正統的周辺参加(LPP:Legitimate peripheral participation)とはJean Laveと Etienne Wengerが提唱した共同体における学習プロセスです(かなり端折った表現です)。ある人が、組織の中で中心的な役割を担うことができるようになるまでには長い時間がかかります。たとえば、新入りが親方や先輩の下で段階的に知識や技能を獲得していく「徒弟制度」を思い浮かべてもらえばよいでしょう。新入りはその組織の「正統的な」参加者であり、はじめは「周辺的」な立場から徐々に「中心的」な役割を果たすようになっていきます。そのプロセスが正統的周辺参加です。

一般の会社は徒弟制度で成り立っているわけではありませんが、職場に入ってきた新人(年齢、経験にかかわらず)は「正統的周辺参加」者です。たとえば、新たな参加者(新人)が先輩の下に付いてOJT(On the Job Training)を受けるとします。新人が学ぶ様々な知識や仕事の進め方は、その職場が置かれた状況やコンテクストの中で生み出されたものです。それは、先輩個人の持ち物ではありません。職場内外でのやり取りの中で「社会的に」獲得されたものです。
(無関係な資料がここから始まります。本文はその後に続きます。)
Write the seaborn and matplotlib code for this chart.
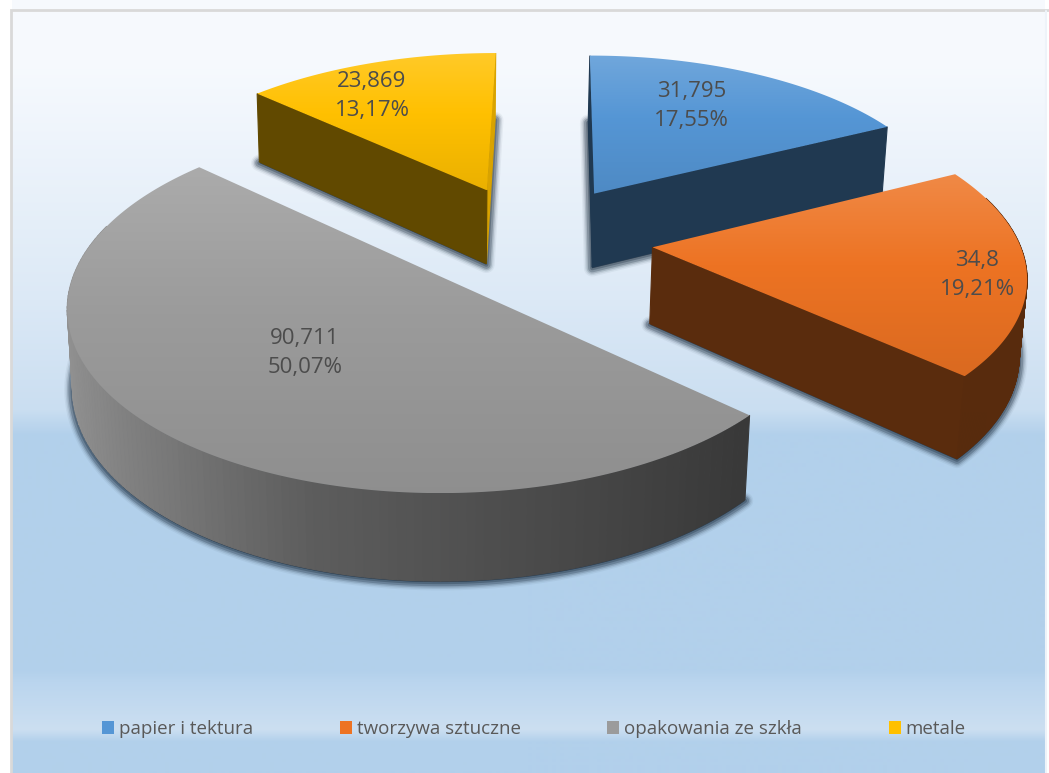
"""Exploded 3D style pie of packaging waste, drawn with a small perspective projection."""
import matplotlib.pyplot as plt
from matplotlib.patches import Patch, PathPatch
from matplotlib.path import Path
import numpy as np
import seaborn as sns

categories = ["papier i tektura", "tworzywa sztuczne", "opakowania ze szkła", "metale"]
values = [31.795, 34.8, 90.711, 23.869]
colors = ["#5596d5", "#ed7323", "#9b9b9b", "#ffc000"]

# perspective of the pie plane, in pixels of the picture
ORIGIN = (446, 279)
AX, BY, KW = 373.7, 182.0, 0.15
HEIGHT, MZ = 79.0, 0.014
EXPLODE = 0.33
BIG_SHEAR = 5.0
# the small slices sit a little differently from the big one
SMALL_SHEAR, SMALL_SCALE, NUDGE_U, NUDGE_V = 17.0, 1.012, 0.003, -0.02
LABEL_R = [0.68, 0.87, 0.52, 0.76]
LABEL_TURN = [-4.6, 2.7, 0.0, -6.0]

bg_y = [0, 60, 300, 410, 435, 670, 682, 730, 742, 773]
bg_c = ["#f6f9fd", "#f7fafe", "#dce9f6", "#cadef1", "#b2d0eb", "#b2d0eb", "#bad5ee", "#ccdff1", "#b2d0eb", "#b2d0eb"]

sns.set_theme(style="white")
plt.rcParams["font.family"] = ["Open Sans", "DejaVu Sans"]
palette = sns.color_palette(colors)


def project(u, v, z=0.0, shear=0.0, scale=1.0):
    w = 1 + KW * v + MZ * z
    return ORIGIN[0] + (AX * scale * u + shear * v) / w, ORIGIN[1] - (BY * v - HEIGHT * z) / w


def polar(deg):
    r = np.radians(deg)
    return np.sin(r), np.cos(r)


def shade(c, f):
    return tuple(np.clip(np.array(c) * f, 0, 1))


def blend(c, f):
    return tuple(np.array(c) + (1 - np.array(c)) * f)


def background(ax):
    ys = np.arange(774)
    rgb = sns.color_palette(bg_c)
    img = np.stack([np.interp(ys, bg_y, [c[i] for c in rgb]) for i in range(3)], axis=1)[:, None, :]
    ax.imshow(img, extent=(12, 1045, 773, 0), aspect="auto", zorder=0)
    ax.plot([11, 11, 1049], [773, 10, 10], color="#d9d9d9", lw=2, zorder=1, solid_joinstyle="miter")
    ax.plot([1046, 1046], [11, 773], color="#eef3f9", lw=1.5, zorder=1)


def draw_top(ax, xs, ys, color, z):
    verts = np.column_stack([xs, ys])
    path = Path(np.vstack([verts, verts[0]]), closed=True)
    patch = PathPatch(path, fc="none", ec="none", zorder=z)
    ax.add_patch(patch)
    top, bot = ys.min(), ys.max()
    grad = np.linspace(0, 1, 256)
    stops = [blend(color, 0.16), color, shade(color, 0.92)]
    img = np.stack([np.interp(grad, [0, 0.45, 1], [s[i] for s in stops]) for i in range(3)], axis=1)[:, None, :]
    im = ax.imshow(img, extent=(xs.min(), xs.max(), bot, top), aspect="auto", zorder=z)
    im.set_clip_path(patch)


fig = plt.figure(figsize=(10.49, 7.73), dpi=100, facecolor="white")
ax = fig.add_axes([0, 0, 1, 1])
background(ax)

total = sum(values)
edges = np.concatenate([[0], np.cumsum(values)]) / total * 360
mids = (edges[:-1] + edges[1:]) / 2
big = int(np.argmax(values))
cx, cy = polar(mids[big])
centre = (-EXPLODE * cx, -EXPLODE * cy)

slices = []
for i, val in enumerate(values):
    dx, dy = polar(mids[i])
    ox, oy = centre[0] + EXPLODE * dx, centre[1] + EXPLODE * dy
    shear, scale = BIG_SHEAR, 1.0
    if i != big:
        ox += NUDGE_U
        oy += NUDGE_V
        shear, scale = SMALL_SHEAR, SMALL_SCALE
    theta = np.linspace(edges[i], edges[i + 1], 160)
    su, sv = polar(theta)
    u = np.concatenate([[ox], ox + su])
    v = np.concatenate([[oy], oy + sv])
    slices.append((i, ox, oy, theta, u, v, shear, scale))

# soft shadow round the foot of each slice
for i, ox, oy, theta, u, v, shear, scale in slices:
    bx, by = project(u, v, 1.0, shear, scale)
    for lw, a in zip([12, 10, 8, 6, 3], [0.05, 0.09, 0.16, 0.25, 0.3]):
        ax.fill(bx, by + 1, fc="#16283a", ec="#16283a", alpha=a, lw=lw, joinstyle="round", zorder=2)

for i, ox, oy, theta, u, v, shear, scale in sorted(slices, key=lambda s: -s[2]):
    base = palette[i]
    faces = []
    # radial faces, only those turned towards the viewer
    for k, a in ((1, edges[i]), (-1, edges[i + 1])):
        nx, ny = polar(a - 90 * k)
        if ny > 0.01:
            continue
        ex, ey = polar(a)
        fu = np.array([ox, ox + ex])
        fv = np.array([oy, oy + ey])
        f = 0.85 if nx > 0.95 else 0.38
        faces.append((fv.mean(), fu, fv, f))
    # curved wall
    for a0, a1, su0, sv0, su1, sv1 in zip(theta[:-1], theta[1:], u[1:-1], v[1:-1], u[2:], v[2:]):
        nx, ny = polar((a0 + a1) / 2)
        if ny > 0.3:
            continue
        f = np.interp(nx, [-1, -0.3, 0.7, 1], [0.95, 0.6, 0.37, 0.37])
        faces.append(((sv0 + sv1) / 2, np.array([su0, su1]), np.array([sv0, sv1]), f))
    for _, fu, fv, f in sorted(faces, key=lambda q: -q[0]):
        tx, ty = project(fu, fv, 0.0, shear, scale)
        bx, by = project(fu, fv, 1.0, shear, scale)
        col = shade(base, f)
        ax.fill(np.r_[tx, bx[::-1]], np.r_[ty, by[::-1]], fc=col, ec=col, lw=0.8, zorder=3)
    xs, ys = project(u, v, 0.0, shear, scale)
    draw_top(ax, xs, ys, base, 3)

for i, ox, oy, theta, u, v, shear, scale in slices:
    dx, dy = polar(mids[i] + LABEL_TURN[i])
    lx, ly = project(ox + LABEL_R[i] * dx, oy + LABEL_R[i] * dy, 0.0, shear, scale)
    num = f"{values[i]:g}".replace(".", ",")
    pct = f"{values[i] / total * 100:.2f}".replace(".", ",")
    ax.text(lx, ly, f"{num}\n{pct}%", ha="center", va="center", fontsize=16,
            color="#4c4c4c", linespacing=1.5, zorder=6)

handles = [Patch(fc=c, ec="none", label=n) for c, n in zip(palette, categories)]
ax.legend(handles=handles, ncol=4, loc="center", bbox_to_anchor=(534, 729), bbox_transform=ax.transData,
          frameon=False, fontsize=13.5, labelcolor="#595959", handlelength=0.65, handleheight=0.65,
          handletextpad=0.27, columnspacing=4.6)

ax.set_xlim(0, 1049)
ax.set_ylim(773, 0)
ax.axis("off")
fig.savefig("out.png", dpi=100)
さて、生産性にかかわるテーマにわざわざ「正統的周辺参加」論を持ち出した理由を説明します。昨今、生産性向上が求められていますが、それについては2つの議論があります。「生産性=仕事の成果÷投入する労力」とすれば、(1)生産性を上げるためには投入する労力(たとえば時間)を少なくせよという「効率重視」と、(2)仕事の成果(品質、価値)を高めよという「価値重視」です。

会社のような組織においては、1人だけで完結できる仕事はほとんどありません。仕事には「前」と「後」があります。「前」の工程を行う人から仕事が渡され、「後」の工程を受け持つ人へと渡されていきます。このように仕事は「パスワーク」で進みます。ですから、個人の仕事の「効率重視」には限界があります。また、仕事の成果(品質、価値)を高めようとすれば、職場や会社全体でしっかりと話し合う必要があります。

いずれにしても組織全体で生産性を上げようとすれば、メンバーが「正統的周辺参加」という学習のプロセスを経て「社会的に」に知識やノウハウを獲得するしかありません。

すでに学ぶ必要のない優秀な人材だけを集めた「オールスターチームであれば話は別ですが、「普通の」会社はそうではないはずです。

生産性向上の議論の前に、ご自身の職場や会社が「学習する組織」になっているか今一度点検してしみてはいかがでしょうか。